The Studs Lonigan novels I read a long time ago and, since then, having lived for a while in the States, I have found the rereading an excitement. Although a friend of mine, a New Yorker, Irish-American, told me he couldn't face up to it. As with George Moore and, The Scarlet Letter, he found the subject too painful.

 

Farrell was a plain spoken man. Dan Casey tells me he had him to lecture in his college of the University of New York State and when a guileless listener asked a question about Naturalism Farrell said bluntly that he'd never heard of it. He quoted with approval, and rightly, Frank Norris: "A literature that cannot be vulgarised is no literature at all and will perish." In the same page he quotes most relevantly from Plato and John Dewey.

 

He was humorous and good company and he did allow Studs Lonigan one good hotel (if not the Shelbourne) in his brief, frustrated life.

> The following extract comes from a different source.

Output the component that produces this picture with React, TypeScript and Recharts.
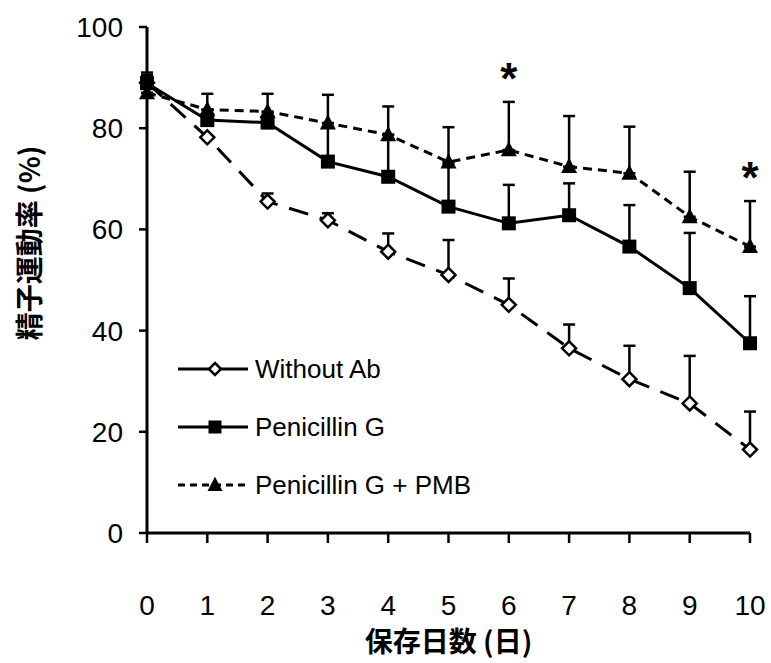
import { JSX } from 'react';
import {
	ErrorBar,
	LabelList,
	Line,
	LineChart,
	XAxis,
	YAxis,
} from 'recharts';

const days = [0, 1, 2, 3, 4, 5, 6, 7, 8, 9, 10];
const withoutAb = [89, 78.2, 65.5, 61.8, 55.6, 51, 45.1, 36.5, 30.4, 25.6, 16.5];
const withoutAbErr = [1.5, 0, 1.6, 1.4, 3.6, 6.9, 5.2, 4.7, 6.6, 9.4, 7.5];
const penicillin = [88.9, 81.6, 81.1, 73.4, 70.4, 64.5, 61.2, 62.8, 56.6, 48.4, 37.5];
const penicillinErr = [1.5, 2, 2, 7.6, 8.3, 8.5, 7.6, 6.3, 8.2, 10.9, 9.3];
const pmb = [87, 83.7, 83.3, 81, 78.7, 73.3, 75.7, 72.4, 71.1, 62.5, 56.6];
const pmbErr = [4, 3.1, 3.5, 5.6, 5.6, 6.9, 9.5, 10, 9.2, 8.9, 9];
const significantDays = [6, 10];
const yTicks = [0, 20, 40, 60, 80, 100];

const chartData = days.map((day, i) => ({
	day,
	withoutAb: withoutAb[i],
	withoutAbErr: [0, withoutAbErr[i]],
	penicillin: penicillin[i],
	penicillinErr: [0, penicillinErr[i]],
	pmb: pmb[i],
	pmbErr: [0, pmbErr[i]],
	star: significantDays.includes(day) ? pmb[i] + pmbErr[i] : null,
}));

const FONT = "'Liberation Sans', Arial, sans-serif";
const CJK = "'Noto Sans CJK JP', sans-serif";

const Diamond = ({ cx, cy, r = 7 }: { cx: number; cy: number; r?: number }) => (
	<path
		d={`M${cx},${cy - r}L${cx + r},${cy}L${cx},${cy + r}L${cx - r},${cy}Z`}
		fill="#fff"
		stroke="#000"
		strokeWidth={2.5}
	/>
);

const Square = ({ cx, cy, s = 14 }: { cx: number; cy: number; s?: number }) => (
	<rect x={cx - s / 2} y={cy - s / 2} width={s} height={s} fill="#000" />
);

const Triangle = ({ cx, cy, s = 16 }: { cx: number; cy: number; s?: number }) => (
	<path
		d={`M${cx},${cy - s * 0.55}L${cx + s / 2},${cy + s * 0.4}L${cx - s / 2},${cy + s * 0.4}Z`}
		fill="#000"
	/>
);

const legendItems = [
	{ name: 'Without Ab', dash: undefined, icon: 'diamond' },
	{ name: 'Penicillin G', dash: undefined, icon: 'square' },
	{ name: 'Penicillin G + PMB', dash: '7 5', icon: 'triangle' },
];

// legend sits inside the plot, bottom-left
const LegendBox = () => (
	<div
		style={{
			position: 'absolute',
			left: 178,
			top: 340,
			fontFamily: FONT,
		}}
	>
		{legendItems.map((item) => (
			<div
				key={item.name}
				style={{ display: 'flex', alignItems: 'center', height: 58 }}
			>
				<svg width={77} height={24}>
					<line
						x1={0}
						x2={70}
						y1={12}
						y2={12}
						stroke="#000"
						strokeWidth={3}
						strokeDasharray={item.dash}
					/>
					{item.icon === 'diamond' && <Diamond cx={37} cy={12} r={6} />}
					{item.icon === 'square' && <Square cx={37} cy={12} s={13} />}
					{item.icon === 'triangle' && <Triangle cx={37} cy={12} s={15} />}
				</svg>
				<span style={{ fontSize: 26, color: '#000' }}>{item.name}</span>
			</div>
		))}
	</div>
);

const tickStyle = { fill: '#000', fontSize: 28, fontFamily: FONT };

export default function App(): JSX.Element {
	return (
		<div
			style={{
				position: 'absolute',
				left: 0,
				top: 0,
				width: 771,
				height: 663,
				background: '#fff',
			}}
		>
			<LineChart
				width={771}
				height={663}
				data={chartData}
				margin={{ top: 27, right: 21, bottom: 30, left: 0 }}
			>
				<XAxis
					dataKey="day"
					type="number"
					domain={[0, 10]}
					ticks={days}
					height={100}
					tickSize={10}
					tickMargin={52}
					tick={tickStyle}
					axisLine={{ stroke: '#000', strokeWidth: 3 }}
					tickLine={{ stroke: '#000', strokeWidth: 2.5 }}
					label={{
						value: '保存日数 (日)',
						position: 'bottom',
						offset: -1,
						style: {
							fill: '#000',
							fontSize: 28,
							fontWeight: 'bold',
							fontFamily: CJK,
						},
					}}
				/>
				<YAxis
					type="number"
					domain={[0, 100]}
					ticks={yTicks}
					width={147}
					tickSize={8}
					tickMargin={16}
					tick={tickStyle}
					axisLine={{ stroke: '#000', strokeWidth: 3 }}
					tickLine={{ stroke: '#000', strokeWidth: 2.5 }}
					label={{
						content: () => (
							<text
								x={28}
								y={243}
								transform="rotate(-90 28 243)"
								textAnchor="middle"
								dominantBaseline="central"
								fill="#000"
								fontSize={28}
								fontWeight="bold"
								fontFamily={CJK}
							>
								精子運動率 (%)
							</text>
						),
					}}
				/>
				<Line
					dataKey="withoutAb"
					name="Without Ab"
					stroke="#000"
					strokeWidth={3}
					strokeDasharray="20 12"
					isAnimationActive={false}
					dot={(p: any) => <Diamond key={`dia-${p.index}`} cx={p.cx} cy={p.cy} />}
				>
					<ErrorBar
						dataKey="withoutAbErr"
						direction="y"
						width={6}
						stroke="#000"
						strokeWidth={2.5}
					/>
				</Line>
				<Line
					dataKey="penicillin"
					name="Penicillin G"
					stroke="#000"
					strokeWidth={3}
					isAnimationActive={false}
					dot={(p: any) => <Square key={`sq-${p.index}`} cx={p.cx} cy={p.cy} />}
				>
					<ErrorBar
						dataKey="penicillinErr"
						direction="y"
						width={6}
						stroke="#000"
						strokeWidth={2.5}
					/>
				</Line>
				<Line
					dataKey="pmb"
					name="Penicillin G + PMB"
					stroke="#000"
					strokeWidth={3}
					strokeDasharray="9 6"
					isAnimationActive={false}
					dot={(p: any) => <Triangle key={`tri-${p.index}`} cx={p.cx} cy={p.cy} />}
				>
					<ErrorBar
						dataKey="pmbErr"
						direction="y"
						width={6}
						stroke="#000"
						strokeWidth={2.5}
					/>
				</Line>
				<Line
					dataKey="star"
					stroke="none"
					dot={false}
					activeDot={false}
					legendType="none"
					isAnimationActive={false}
				>
					<LabelList
						dataKey="star"
						content={(p: any) =>
							p.value == null ? null : (
								<text
									x={p.x}
									y={p.y - 8}
									textAnchor="middle"
									fontSize={44}
									fontWeight="bold"
									fontFamily={FONT}
									fill="#000"
								>
									*
								</text>
							)
						}
					/>
				</Line>
			</LineChart>
			<LegendBox />
		</div>
	);
}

Studs escorts his dream-girl Lucy to a ball: "Entering the hotel Studs tried to appear calm and natural, as if he belonged in places like this, and was the kind of a guy who could burst right into any kind of a joint, no matter how swell it was ... They passed across a pillared lobby that possessed an indefinable atmosphere of lacy ornateness. Studs felt that everybody was looking at him, ready to laugh if he pulled a bonner.... He walked by an old man lounging in a chair, half asleep ... He threw back his shoulders. He thought of himself as youth, and hoped the old man saw him and thought so too. He spotted several loudly-dressed Jews and they seemed to be looking at Lucy. She was worth looking at, and they should be envying him, but let them crack wise or dirty!"

 

Nothing is to come of his dream of Lucy: and Studs dying sadly at thirty takes with him into eternity the adolescence of James T. Farrell. But in the Horseshoe Bar I can still raise a glass and wait for Studs, most timorously in spite of that inner bluster, and Lucy to enter into the place where, according to his creator, Studs always wanted to get drunk.